↓
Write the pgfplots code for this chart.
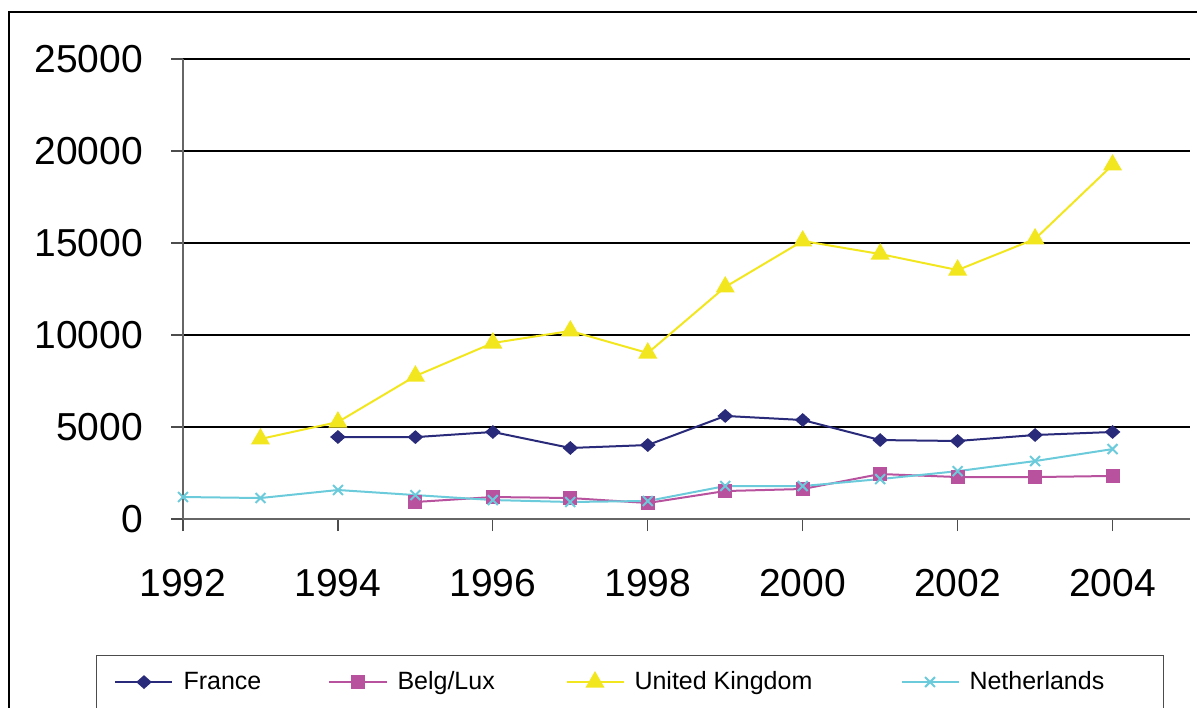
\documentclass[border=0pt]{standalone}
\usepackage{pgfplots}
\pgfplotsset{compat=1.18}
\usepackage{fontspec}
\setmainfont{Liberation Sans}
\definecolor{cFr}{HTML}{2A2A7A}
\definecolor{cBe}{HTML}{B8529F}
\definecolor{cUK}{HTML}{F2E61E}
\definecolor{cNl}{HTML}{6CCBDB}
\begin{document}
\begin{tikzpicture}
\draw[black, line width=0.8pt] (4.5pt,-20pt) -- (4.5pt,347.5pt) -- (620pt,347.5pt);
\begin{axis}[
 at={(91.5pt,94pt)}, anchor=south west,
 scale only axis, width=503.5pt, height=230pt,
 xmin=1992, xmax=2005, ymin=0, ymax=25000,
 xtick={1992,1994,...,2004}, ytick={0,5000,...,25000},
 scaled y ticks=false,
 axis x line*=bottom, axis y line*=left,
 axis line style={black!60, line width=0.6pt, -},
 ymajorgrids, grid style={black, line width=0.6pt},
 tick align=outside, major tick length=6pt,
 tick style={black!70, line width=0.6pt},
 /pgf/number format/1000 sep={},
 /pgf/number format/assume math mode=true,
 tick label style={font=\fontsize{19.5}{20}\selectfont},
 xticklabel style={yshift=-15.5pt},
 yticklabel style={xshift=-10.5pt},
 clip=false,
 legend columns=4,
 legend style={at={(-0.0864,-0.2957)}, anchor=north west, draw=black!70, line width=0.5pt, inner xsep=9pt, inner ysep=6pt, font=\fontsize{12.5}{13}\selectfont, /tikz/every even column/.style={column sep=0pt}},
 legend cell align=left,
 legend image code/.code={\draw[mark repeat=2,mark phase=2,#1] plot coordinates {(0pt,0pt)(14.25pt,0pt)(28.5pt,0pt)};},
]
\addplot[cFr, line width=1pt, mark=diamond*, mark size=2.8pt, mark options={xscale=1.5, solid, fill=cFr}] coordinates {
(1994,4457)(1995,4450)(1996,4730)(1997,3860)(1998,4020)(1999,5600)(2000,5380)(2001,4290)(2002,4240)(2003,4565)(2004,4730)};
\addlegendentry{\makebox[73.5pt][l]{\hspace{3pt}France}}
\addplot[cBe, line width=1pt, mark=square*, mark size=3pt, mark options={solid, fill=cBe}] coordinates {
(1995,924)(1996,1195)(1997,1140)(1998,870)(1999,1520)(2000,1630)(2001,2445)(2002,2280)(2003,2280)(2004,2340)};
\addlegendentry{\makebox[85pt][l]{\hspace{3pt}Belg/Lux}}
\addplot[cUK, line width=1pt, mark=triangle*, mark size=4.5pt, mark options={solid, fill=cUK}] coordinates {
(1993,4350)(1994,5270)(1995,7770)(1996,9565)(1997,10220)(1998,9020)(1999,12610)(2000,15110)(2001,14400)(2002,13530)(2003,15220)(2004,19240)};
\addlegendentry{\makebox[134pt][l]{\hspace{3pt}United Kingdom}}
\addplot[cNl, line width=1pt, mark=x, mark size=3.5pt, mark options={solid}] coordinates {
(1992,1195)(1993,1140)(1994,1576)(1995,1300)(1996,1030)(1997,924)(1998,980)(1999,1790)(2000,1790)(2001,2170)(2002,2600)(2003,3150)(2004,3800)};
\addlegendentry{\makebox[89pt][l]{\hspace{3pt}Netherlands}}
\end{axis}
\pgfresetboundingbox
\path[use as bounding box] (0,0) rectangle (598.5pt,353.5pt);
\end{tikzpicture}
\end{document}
↑
• _WHAT IS EXPECTED_
Output the data above without changes, apart from leaving out the pictures.

• _REPLY TO THE TASK_
Write the pgfplots code for this chart.
\documentclass[border=0pt]{standalone}
\usepackage{pgfplots}
\pgfplotsset{compat=1.18}
\usepackage{fontspec}
\setmainfont{Liberation Sans}
\definecolor{cFr}{HTML}{2A2A7A}
\definecolor{cBe}{HTML}{B8529F}
\definecolor{cUK}{HTML}{F2E61E}
\definecolor{cNl}{HTML}{6CCBDB}
\begin{document}
\begin{tikzpicture}
\draw[black, line width=0.8pt] (4.5pt,-20pt) -- (4.5pt,347.5pt) -- (620pt,347.5pt);
\begin{axis}[
 at={(91.5pt,94pt)}, anchor=south west,
 scale only axis, width=503.5pt, height=230pt,
 xmin=1992, xmax=2005, ymin=0, ymax=25000,
 xtick={1992,1994,...,2004}, ytick={0,5000,...,25000},
 scaled y ticks=false,
 axis x line*=bottom, axis y line*=left,
 axis line style={black!60, line width=0.6pt, -},
 ymajorgrids, grid style={black, line width=0.6pt},
 tick align=outside, major tick length=6pt,
 tick style={black!70, line width=0.6pt},
 /pgf/number format/1000 sep={},
 /pgf/number format/assume math mode=true,
 tick label style={font=\fontsize{19.5}{20}\selectfont},
 xticklabel style={yshift=-15.5pt},
 yticklabel style={xshift=-10.5pt},
 clip=false,
 legend columns=4,
 legend style={at={(-0.0864,-0.2957)}, anchor=north west, draw=black!70, line width=0.5pt, inner xsep=9pt, inner ysep=6pt, font=\fontsize{12.5}{13}\selectfont, /tikz/every even column/.style={column sep=0pt}},
 legend cell align=left,
 legend image code/.code={\draw[mark repeat=2,mark phase=2,#1] plot coordinates {(0pt,0pt)(14.25pt,0pt)(28.5pt,0pt)};},
]
\addplot[cFr, line width=1pt, mark=diamond*, mark size=2.8pt, mark options={xscale=1.5, solid, fill=cFr}] coordinates {
(1994,4457)(1995,4450)(1996,4730)(1997,3860)(1998,4020)(1999,5600)(2000,5380)(2001,4290)(2002,4240)(2003,4565)(2004,4730)};
\addlegendentry{\makebox[73.5pt][l]{\hspace{3pt}France}}
\addplot[cBe, line width=1pt, mark=square*, mark size=3pt, mark options={solid, fill=cBe}] coordinates {
(1995,924)(1996,1195)(1997,1140)(1998,870)(1999,1520)(2000,1630)(2001,2445)(2002,2280)(2003,2280)(2004,2340)};
\addlegendentry{\makebox[85pt][l]{\hspace{3pt}Belg/Lux}}
\addplot[cUK, line width=1pt, mark=triangle*, mark size=4.5pt, mark options={solid, fill=cUK}] coordinates {
(1993,4350)(1994,5270)(1995,7770)(1996,9565)(1997,10220)(1998,9020)(1999,12610)(2000,15110)(2001,14400)(2002,13530)(2003,15220)(2004,19240)};
\addlegendentry{\makebox[134pt][l]{\hspace{3pt}United Kingdom}}
\addplot[cNl, line width=1pt, mark=x, mark size=3.5pt, mark options={solid}] coordinates {
(1992,1195)(1993,1140)(1994,1576)(1995,1300)(1996,1030)(1997,924)(1998,980)(1999,1790)(2000,1790)(2001,2170)(2002,2600)(2003,3150)(2004,3800)};
\addlegendentry{\makebox[89pt][l]{\hspace{3pt}Netherlands}}
\end{axis}
\pgfresetboundingbox
\path[use as bounding box] (0,0) rectangle (598.5pt,353.5pt);
\end{tikzpicture}
\end{document}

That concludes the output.